Missing Health Data ImputationMedical professionals analysing electronic health data often have to deal with data sets that are incomplete. If this data is not handled correctly it can result in negative outcomes such as bias, complications and ultimately invalid conclusions.
March 2018 – February 2019
Medical professionals analysing electronic health data often have to deal with data sets that are incomplete. If this data is not handled correctly it can result in negative outcomes such as bias, complications and ultimately invalid conclusions.
Finding ways to deal with missing data is at the heart of the project Value added by Multiple Imputation on Real World Datasets led by Jiunn Howe Lee and University of Auckland Professor Thomas Lumley. The team is investigating the use of a technique known as Multiple Imputation (MI), which has been around for over three decades, but which is being re-imagined in light of advances in machine learning.
Until now the adoption of MI as a method has been relatively low, and this is probably due to a couple of reasons – it is perceived to be too complex, and a lot of researchers are not aware of it and/or the dangers of not handling missing data correctly.

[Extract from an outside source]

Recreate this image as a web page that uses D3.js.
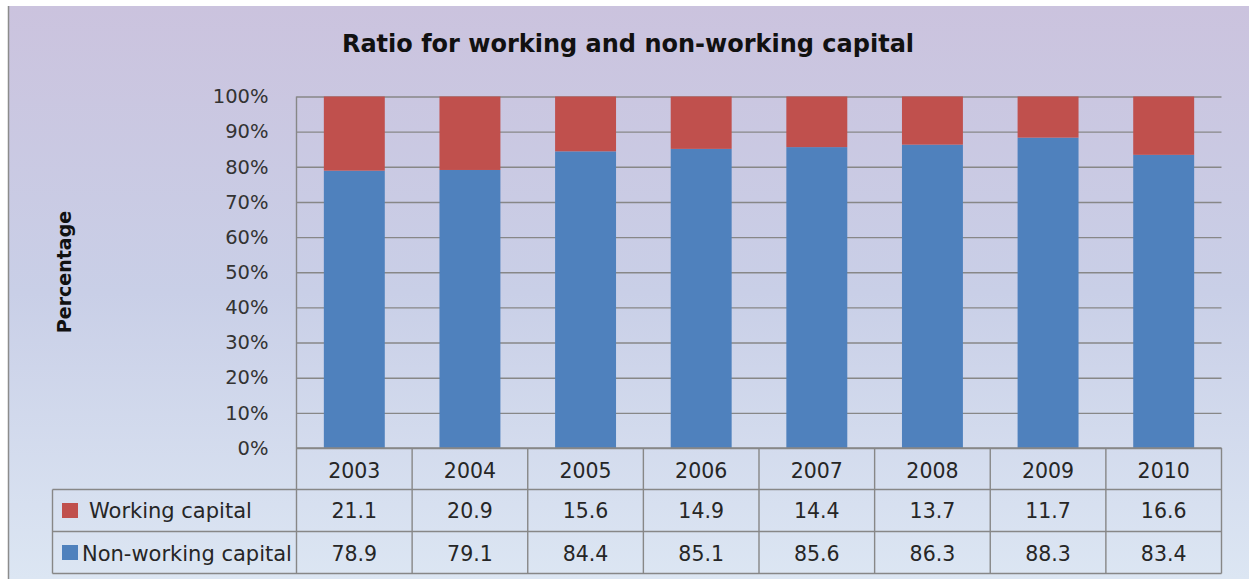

This research evaluates MI techniques and their impact on prediction models. It is compares three methods in particular – the classical MI based model called MICE, which is based on chained equations; missRanger, a modern machine learning-based MI using chained tree ensembles; and MIDAS, another modern MI approach, this time using denoising autoencoders based on neural networks.
For those not familiar with the various machine learning methods it may be easier to think about the desired outcomes of the research, it will:
- evaluate the impact of MI on prediction models,
- evaluate more modern machine learning MI approaches against traditional methods, and
- explore what machine learning brings to the table, especially in terms of scalability, and ease of configurability.
Projects such as this illustrate that healthcare is increasingly becoming a mathematical science, particularly in the field of research. But if the supposition is proven correct, then the benefits can be measured in better health outcomes for all citizens, particularly those from minority populations where datasets are smaller and as a result are more prone to suffer from data quality issues.